Outro ponto importante é que os homens comecem a discutir masculinidade. Eu tenho alunas que têm filhos, irmãos. Nós não vamos acabar com a violência contra a mulher enquanto os homens não começarem a discutir isso. A masculinidade tóxica é ruim para eles também. O ambiente das artes marciais ainda é majoritariamente masculino. Converso muito com meus colegas homens e tenho observado algum movimento no sentido de ler, discutir entre eles.

Aprender a se defender, se auto-conhecer e se fortalecer são atitudes de curto a médio prazo. Mas para acabar mesmo com a violência o único meio é combater a longo prazo esse machismo enraizado. Eu sonho com isso.
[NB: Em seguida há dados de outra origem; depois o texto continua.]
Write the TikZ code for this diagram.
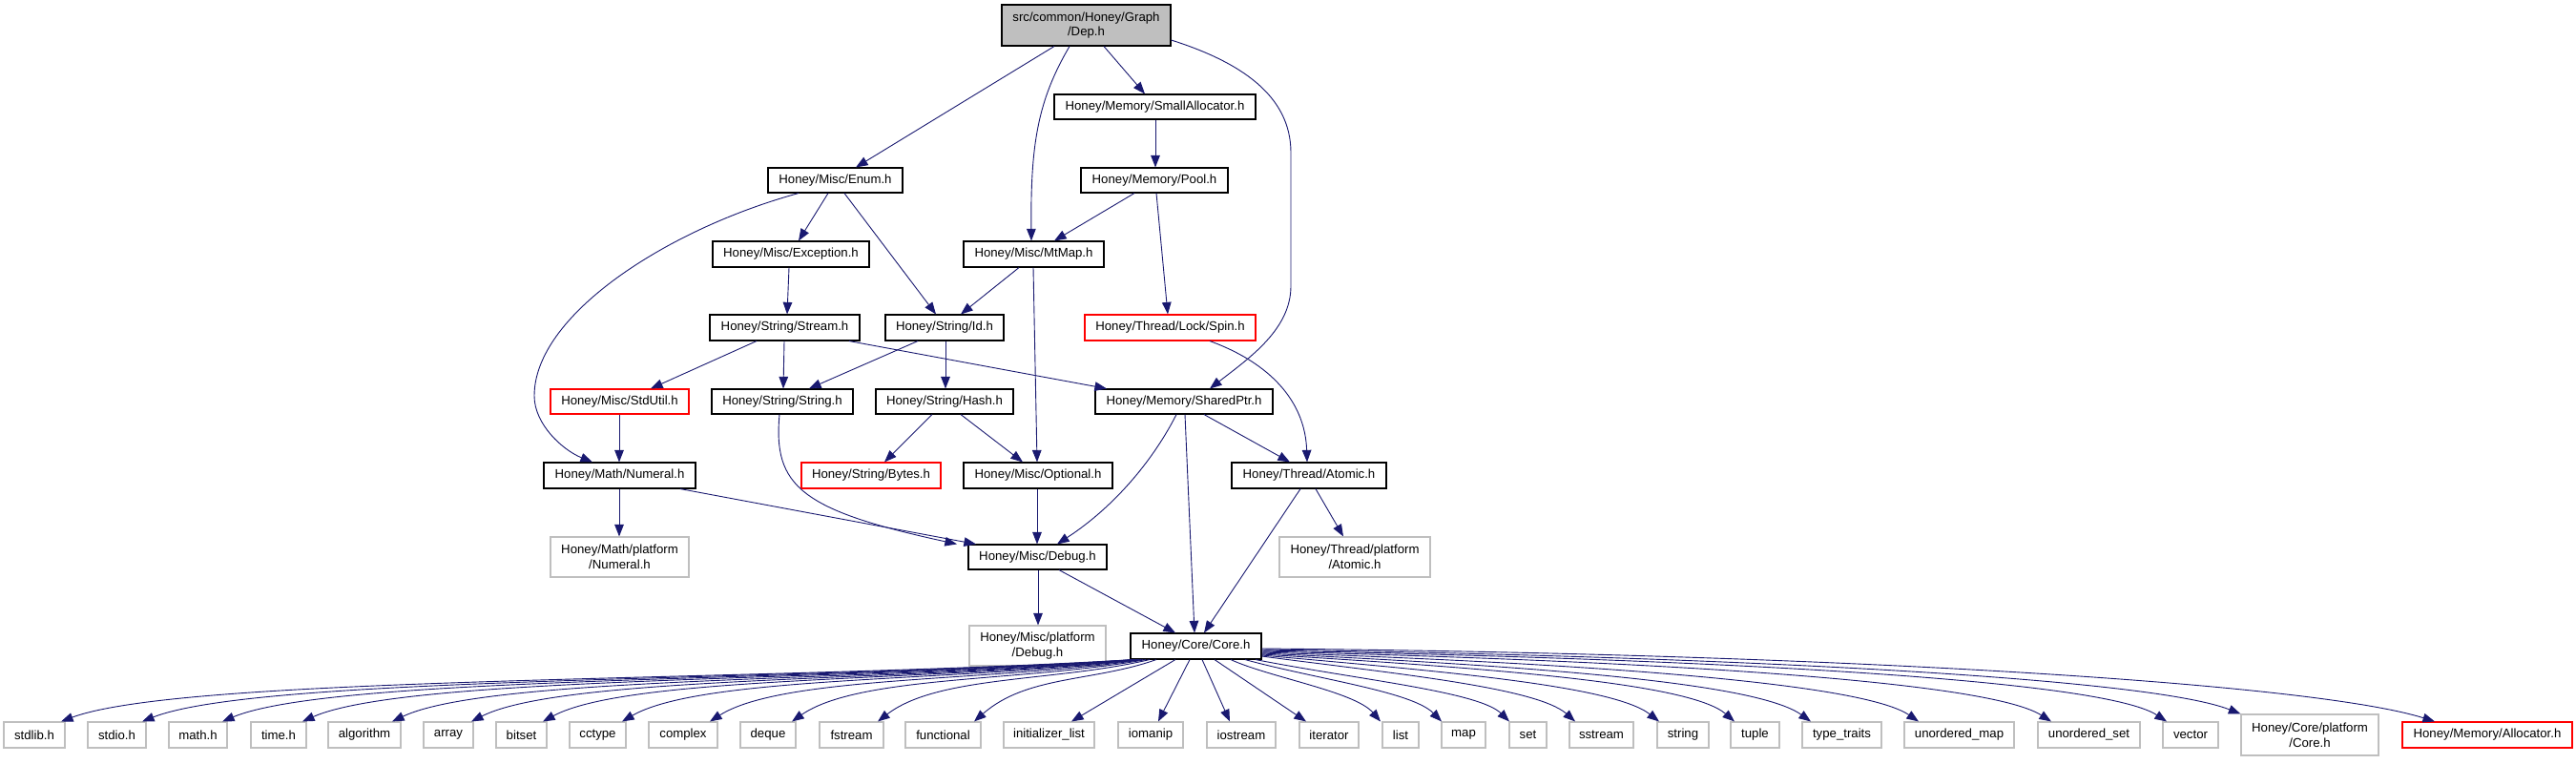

Nunca precisei bater em ninguém, mas ando preparada na rua o tempo todo. Já tive situações em que precisei me impor, sabendo que, se acontecesse alguma coisa, eu conseguiria me defender e sair dali. A gente aprende para não usar. É melhor saber e não usar do que precisar e não saber.

Com a prática, você fica mais atenta na rua, entra num lugar e olha para a porta, entra no ônibus e analisa onde vai sentar. Acreditar que pode se defender é 80% do caminho. Isso é algo que é tirado das mulheres na nossa educação. Essa confiança é tirada de nós.

Como estudante de educação física, faço estágio em escolas e vejo como as meninas têm pouca coordenação motora, muitas não querem nem participar da educação física. E aí chega na fase adulta com esse receio: "Não consigo, não tenho habilidade".

Meu sonho é abrir um espaço para ensinar defesa pessoal feminista e jiu-jitsu também. E comecei a fazer o podcast "Conheça Sua Força", porque percebi que isso precisava ser expandido.

A gente tem que imaginar todas as situações de perigo antes de acontecerem. Não é ficar paranoica, mas temos que saber estamos vivendo uma guerra, infelizmente é isso. Estamos em estado de guerra e temos que prever as situações. Quando a gente pensa, o corpo entende.